Suddenly everything became ever so clear. Andrew Sullivan's complete divorce from fact and reality isn't due to his ideological blindness, lack of journalistic integrity, and burning desire to felch his way into the chummy ranks of America's ruling junta. Far from it. Andrew Sullivan is completely honest and integral and is not putting any ideological spin whatsoever on the news he reports (secondhand). It's just that he reports the news from his home universe.
It is a well-known fact that every universe has a mirror image, which physicists term a 'barbiverse', which is its complete moral opposite. In the barbiverse, the good and virtuous of our universe become evil and base; the liberator becomes the oppressor; Leonard Nimoy becomes a pop star; and of course vice-versa. Evil becomes good, and deceit becomes truth, and cynical manipulation becomes idealism. Also, and this is a dead giveaway, people have beards.
The necessary conclusion is almost too obvious to state.
Somehow, somewhere, our universe's Andrew Sullivan, a Buddhist socialist who publishes scholarly works on sociology and raises rabbits, changed places with his barbiverse double, and this double has taken up a career as a columnist and blogger, faithfully reporting all the news from his native cosmos. In his world, as I said, all things are morally inverted. George Bush is an honest, compassionate defender of liberty, and Donald Rumsfeld is a selfless servant of the people; and Iraq was actually a threat, harbouring al-Qaeda forces left and right, and aggressively pushing its nuclear weapons research programme, and threatening the United Provinces of Vinland itself with cataclysm and destruction. Just in the nick of time did Bush thwart Saddam Hussein's insane plans for world domination, which had already paralysed Europe and Asia, and in a daring last-minute action Bush himself fought the Iraqi dictator hand-to-hand to keep his finger off of the fatal button, thus saving all of mankind from utter annihilation. The UP was only too willing to fund a complete reconstruction of the afflicted land; collateral damage had been kept to an absolute minimum by the timely intervention of Vinlandic forces as the Iraqi regime began to crumble and violence and anarchy threatened to sweep the streets, museums, telephone exchanges, and water treatment plants. Freedom and democracy blossomed like daisies upon the rejoicing and prosperous land of Iraq.

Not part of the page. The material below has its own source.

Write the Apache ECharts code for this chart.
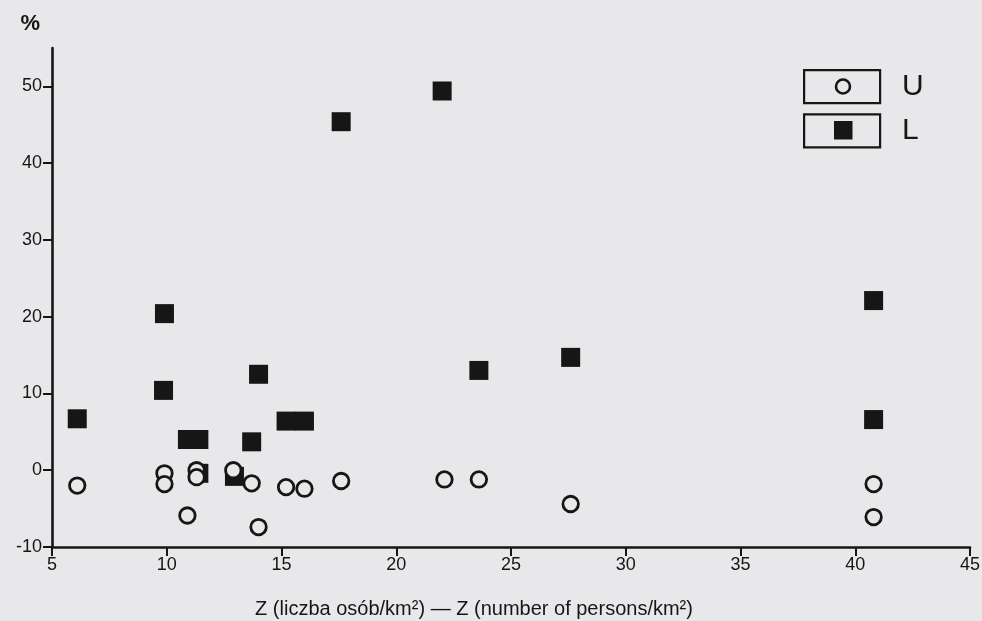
<!DOCTYPE html>
<html>
<head>
<meta charset="utf-8">
<script src="https://cdn.jsdelivr.net/npm/echarts@6/dist/echarts.min.js"></script>
<style>
html,body{margin:0;padding:0;background:#e8e8ea;}
#chart{width:982px;height:621px;}
</style>
</head>
<body>
<div id="chart"></div>
<script>
// Data (x = Z persons/km², y = %)
const seriesNames = ['U', 'L'];
const seriesL = [
  [6.1, 6.7], [9.9, 20.4], [9.86, 10.4], [10.9, 4.0], [11.4, 4.0],
  [14.0, 12.5], [13.7, 3.7], [15.2, 6.4], [16.0, 6.4], [17.6, 45.4],
  [22.0, 49.4], [23.6, 13.0], [27.6, 14.7], [40.8, 22.1], [40.8, 6.6],
  [11.4, -0.4], [12.95, -0.8]
];
const seriesU = [
  [6.1, -2.0], [9.9, -0.4], [9.9, -1.8], [10.9, -5.9], [11.3, 0.0],
  [11.3, -0.9], [12.9, 0.0], [13.7, -1.7], [14.0, -7.4], [15.2, -2.2],
  [16.0, -2.4], [17.6, -1.4], [22.1, -1.2], [23.6, -1.2], [27.6, -4.4],
  [40.8, -1.8], [40.8, -6.1]
];
const xTicks = [5, 10, 15, 20, 25, 30, 35, 40, 45];
const yTicks = [-10, 0, 10, 20, 30, 40, 50];
const xTitle = 'Z (liczba osób/km²) — Z (number of persons/km²)';
const yTitle = '%';

const ink = '#161616';
const font = '"Liberation Sans",Arial,sans-serif';

const chart = echarts.init(document.getElementById('chart'));
chart.setOption({
  backgroundColor: '#e8e8ea',
  animation: false,
  grid: { left: 52, right: 12, top: 48, bottom: 74, containLabel: false, outerBoundsMode: 'none' },
  xAxis: {
    type: 'value', min: 5, max: 45, interval: 5,
    name: xTitle, nameLocation: 'middle', nameGap: 52,
    nameTextStyle: { color: ink, fontSize: 20, fontFamily: font, padding: [0, 74, 0, 0] },
    axisLine: { onZero: false, lineStyle: { color: ink, width: 2.6 } },
    axisTick: { show: true, length: 9, lineStyle: { color: ink, width: 2 }, customValues: xTicks },
    axisLabel: { color: ink, fontSize: 18, fontFamily: font, margin: 9, customValues: xTicks },
    splitLine: { show: false }
  },
  yAxis: {
    type: 'value', min: -10, max: 55, interval: 10,
    name: yTitle, nameLocation: 'end', nameGap: 13,
    nameTextStyle: { color: ink, fontSize: 22, fontWeight: 'bold', fontFamily: font, align: 'right', padding: [0, 12, 0, 0] },
    axisLine: { onZero: false, lineStyle: { color: ink, width: 2.6 } },
    axisTick: { show: true, length: 9, lineStyle: { color: ink, width: 2 }, customValues: yTicks },
    axisLabel: { color: ink, fontSize: 18, fontFamily: font, margin: 10, customValues: yTicks },
    splitLine: { show: false }
  },
  legend: {
    orient: 'vertical', left: 803, top: 69, padding: 0,
    itemWidth: 76, itemHeight: 33, itemGap: 9,
    data: [{ name: 'U', icon: 'rect' }, { name: 'L', icon: 'rect' }],
    itemStyle: { color: 'rgba(0,0,0,0)', borderColor: ink, borderWidth: 2.2 },
    textStyle: { color: ink, fontSize: 30, fontFamily: font, padding: [0, 0, 0, 17] },
    selectedMode: false
  },
  graphic: [
    { type: 'circle', shape: { cx: 843, cy: 86.5, r: 7 }, style: { fill: 'none', stroke: ink, lineWidth: 2.6 }, z: 100 },
    { type: 'rect', shape: { x: 834, y: 121, width: 18.5, height: 18.5 }, style: { fill: ink }, z: 100 }
  ],
  series: [
    {
      name: 'L', type: 'scatter', data: seriesL,
      symbol: 'rect', symbolSize: 19,
      itemStyle: { color: ink, opacity: 1 }, z: 2
    },
    {
      name: 'U', type: 'scatter', data: seriesU,
      symbol: 'circle', symbolSize: 15.5,
      itemStyle: { color: '#e8e8ea', borderColor: ink, borderWidth: 2.8, opacity: 1 }, z: 3
    }
  ]
});
</script>
</body>
</html>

Which is why Sullivan appears so confused, when he encounters media from this universe, and why he has to twist the facts so to fit what he knows to be the truth.
It's all so clear now.
Post Scriptum: I am aware that I, too, have a beard. But do not be deceived. I am not from the barbiverse; I am actually from the oculo-barbiverse. For, just as every universe has its inverted, bearded dual, so also does every universe have another, equally inverted, oculiverse double, distinguished by the presence of eyepatches. The oculi-barbiverse, being doubly inverted, is indistinguishable from the universe you and I currently inhabit, barring, of course, the beards and eyepatches. I just lost my eyepatch somewhere. I'm always losing things. Memory like a thingy, you know, full of holes. You send water through them. Thus everything I say is reliable and accurate. So there.